Maximilian Heigermoser and Thomas Glauben

No 40e, IAMO Policy Briefs from Leibniz Institute of Agricultural Development in Transition Economies (IAMO)

Abstract: The Covid-19 pandemic poses unprecedented challenges to the global economy. While aggregated agricultural trade patterns remained largely unaffected by the pandemic, the World Bank still expects global poverty to rise for the first time in more than twenty years. Since late 2020, several developments have the potential to further jeopardize global food security. Precisely, sea freight rates for bulk carriers, which are primarily used in international agricultural trade, have surged to an eleven-year high. However, despite the significant role that transportation costs play in international food trade, current research tends to overlook the impact they have on trade flows and food price formation.

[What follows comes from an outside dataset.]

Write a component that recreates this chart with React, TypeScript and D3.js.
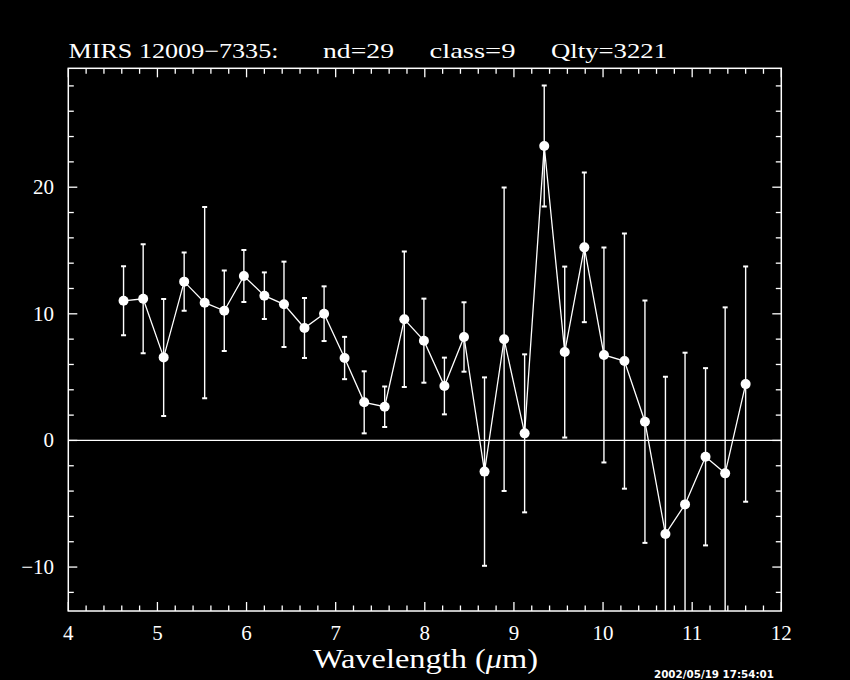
import React from 'react';
import * as d3 from 'd3';

// spectrum
const wavelengths = [4.62, 4.84, 5.07, 5.30, 5.53, 5.75, 5.97, 6.20, 6.42, 6.65, 6.87, 7.10, 7.32, 7.55, 7.77, 7.99,
  8.22, 8.44, 8.67, 8.89, 9.12, 9.34, 9.57, 9.79, 10.01, 10.24, 10.47, 10.70, 10.92, 11.15, 11.37, 11.60];
const fluxes = [11.03, 11.19, 6.56, 12.54, 10.88, 10.24, 12.99, 11.43, 10.75, 8.88, 10.01, 6.51, 3.01, 2.66, 9.57, 7.88,
  4.30, 8.17, -2.46, 7.99, 0.56, 23.25, 6.98, 15.25, 6.75, 6.27, 1.48, -7.39, -5.05, -1.29, -2.60, 4.45];
const sigmas = [2.72, 4.30, 4.62, 2.30, 7.55, 3.18, 2.06, 1.84, 3.37, 2.37, 2.16, 1.67, 2.45, 1.60, 5.35, 3.32,
  2.24, 2.74, 7.44, 11.98, 6.24, 4.78, 6.75, 5.91, 8.49, 10.08, 9.57, 12.42, 11.98, 7.00, 13.11, 9.29];

const xTickLabels = [4, 5, 6, 7, 8, 9, 10, 11, 12];
const yTickLabels = [-10, 0, 10, 20];
const titleParts = ['MIRS 12009\u22127335:', 'nd=29', 'class=9', 'Qlty=3221'];
const stamp = '2002/05/19 17:54:01';

const W = 850, H = 680;
const left = 68.3, right = 781.3, top = 68.3, bottom = 611;

export default function App() {
  const x = d3.scaleLinear().domain([4, 12]).range([left, right]);
  const y = d3.scaleLinear().domain([-13.47, 29.39]).range([bottom, top]);

  const pts = wavelengths.map((w, i) => ({ w, f: fluxes[i], s: sigmas[i] }));
  const line = d3.line<any>().x(d => x(d.w)).y(d => y(d.f));

  const xMinor = d3.range(4, 12.001, 0.2).map(v => Math.round(v * 10) / 10);
  const yMinor = d3.range(-12, 29, 2);

  const font = '"Liberation Serif", "DejaVu Serif", serif';
  const titleX = [68.5, 323, 429.5, 551];
  const titleW = [210, 71, 86, 116];

  return (
    <div style={{ position: 'absolute', left: 0, top: 0, width: W, height: H, background: '#000' }}>
      <svg width={W} height={H} style={{ display: 'block', background: '#000' }}>
        <defs>
          <clipPath id="frame">
            <rect x={left} y={top} width={right - left} height={bottom - top} />
          </clipPath>
        </defs>
        <rect x={0} y={0} width={W} height={H} fill="#000" />

        {titleParts.map((t, i) => (
          <text key={i} x={titleX[i]} y={58} fill="#fff" fontFamily={font} fontSize={21}
            textLength={titleW[i]} lengthAdjust="spacingAndGlyphs">{t}</text>
        ))}

        {/* frame */}
        <rect x={left} y={top} width={right - left} height={bottom - top} fill="none" stroke="#fff" strokeWidth={1.5} />

        {/* x ticks, bottom and top */}
        {xMinor.map(v => {
          const major = Number.isInteger(v);
          const len = major ? 9 : 5.5;
          return (
            <g key={'x' + v} stroke="#fff" strokeWidth={1.3}>
              <line x1={x(v)} x2={x(v)} y1={bottom} y2={bottom - len} />
              <line x1={x(v)} x2={x(v)} y1={top} y2={top + len} />
            </g>
          );
        })}
        {/* y ticks, left and right */}
        {yMinor.map(v => {
          const major = v % 10 === 0;
          const len = major ? 9 : 5.5;
          return (
            <g key={'y' + v} stroke="#fff" strokeWidth={1.3}>
              <line x1={left} x2={left + len} y1={y(v)} y2={y(v)} />
              <line x1={right} x2={right - len} y1={y(v)} y2={y(v)} />
            </g>
          );
        })}

        {xTickLabels.map(v => (
          <text key={'xl' + v} x={x(v)} y={640} fill="#fff" fontFamily={font} fontSize={21} textAnchor="middle">{v}</text>
        ))}
        {yTickLabels.map(v => (
          <text key={'yl' + v} x={54} y={y(v) + 7} fill="#fff" fontFamily={font} fontSize={21} textAnchor="end">
            {v < 0 ? '\u2212' + Math.abs(v) : v}
          </text>
        ))}

        <text x={313} y={668} fill="#fff" fontFamily={font} fontSize={27} textLength={225} lengthAdjust="spacingAndGlyphs">
          Wavelength (<tspan fontStyle="italic">{'\u03bc'}</tspan>m)
        </text>

        <g clipPath="url(#frame)">
          <line x1={left} x2={right} y1={y(0)} y2={y(0)} stroke="#fff" strokeWidth={1.2} />
          {pts.map((p, i) => (
            <g key={'e' + i} stroke="#fff">
              <line x1={x(p.w)} x2={x(p.w)} y1={y(p.f + p.s)} y2={y(p.f - p.s)} strokeWidth={1.4} />
              <line x1={x(p.w) - 2.5} x2={x(p.w) + 2.5} y1={y(p.f + p.s)} y2={y(p.f + p.s)} strokeWidth={2} />
              <line x1={x(p.w) - 2.5} x2={x(p.w) + 2.5} y1={y(p.f - p.s)} y2={y(p.f - p.s)} strokeWidth={2} />
            </g>
          ))}
          <path d={line(pts) || ''} fill="none" stroke="#fff" strokeWidth={1.3} />
          {pts.map((p, i) => (
            <circle key={'c' + i} cx={x(p.w)} cy={y(p.f)} r={5} fill="#fff" />
          ))}
        </g>

        <text x={654} y={678} fill="#fff" fontFamily='"DejaVu Sans", sans-serif' fontSize={10} fontWeight="bold"
          textLength={120} lengthAdjust="spacingAndGlyphs">{stamp}</text>
      </svg>
    </div>
  );
}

Further, the Food Price Index provided by the Food and Agriculture Organization of the United Nations (FAO) has increased for eleven straight months, reaching a seven-year high. These developments constitute increased risk to food security, particularly in poorer regions. Only strengthened international cooperation and unrestricted trade can safeguard global food security in the coming phase of globally uneven economic recovery. Calls for domestic self-sufficiency, proposals to transition to an over-bureaucratized, command-and-control EU-food system, as well as tightening economic sanctions and countersanctions between leading economic powers endanger food security, especially in import-dependent regions.